Ces déplacements traduisent une approche mixte : consolidation des axes régionaux et tentative de contenir les risques d’embrasement tout en affichant une fermeté politique.
Atouts et limites de Larijani
Forces :
- Expérience étendue dans les institutions (Gardiens, médias, exécutif et législatif).
- Large réseau relationnel couvrant différents courants politiques.
- Connaissance des négociations nucléaires et aptitude au dialogue pragmatique.
Contraintes :
- Ses marges d’action restent bornées par le plafond fixé par le guide suprême.
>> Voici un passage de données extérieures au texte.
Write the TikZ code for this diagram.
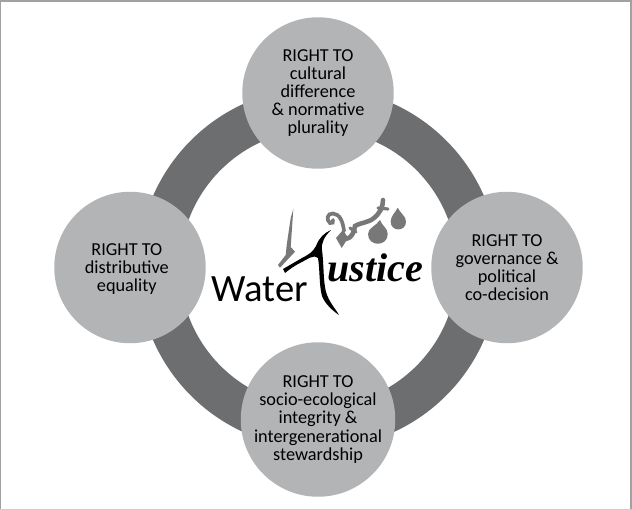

- La pression des factions les plus dures qui refusent toute concession extérieure.
- La nécessité de traduire les réorganisations administratives en réformes stratégiques profondes pour être réellement efficaces.
Questions ouvertes pour l’avenir
Le retour d’Ali Larijani offre une fenêtre opérationnelle à l’appareil d’État, mais soulève plusieurs interrogations :
- La réorganisation des institutions suffira-t-elle à affronter durablement les défis militaires, nucléaires et économiques ?
- Larijani parviendra-t-il à ménager l’équilibre entre hardliners et pragmatiques afin d’ouvrir des voies diplomatiques tout en préservant la posture de « résistance » ?
- Ces ajustements conduiront-ils à des transformations stratégiques concrètes, ou resteront-ils un simple remaniement des personnels ?
Comme le note le chercheur Raz Zimmt, la question essentielle est de savoir dans quelle mesure ces changements administratifs peuvent modifier la réalité iranienne, aujourd’hui plus complexe que jamais (voir commentaire du chercheur : https://www.inss.org.il/publication/snsc-changes/).
La nomination d’Ali Larijani au poste crucial du Conseil supérieur de sécurité nationale place un acteur expérimenté au cœur d’une période périlleuse. Son succès dépendra de sa capacité à transformer réarrangements et diplomatie tactique en stratégies opérationnelles répondant simultanément aux pressions internes et aux menaces extérieures.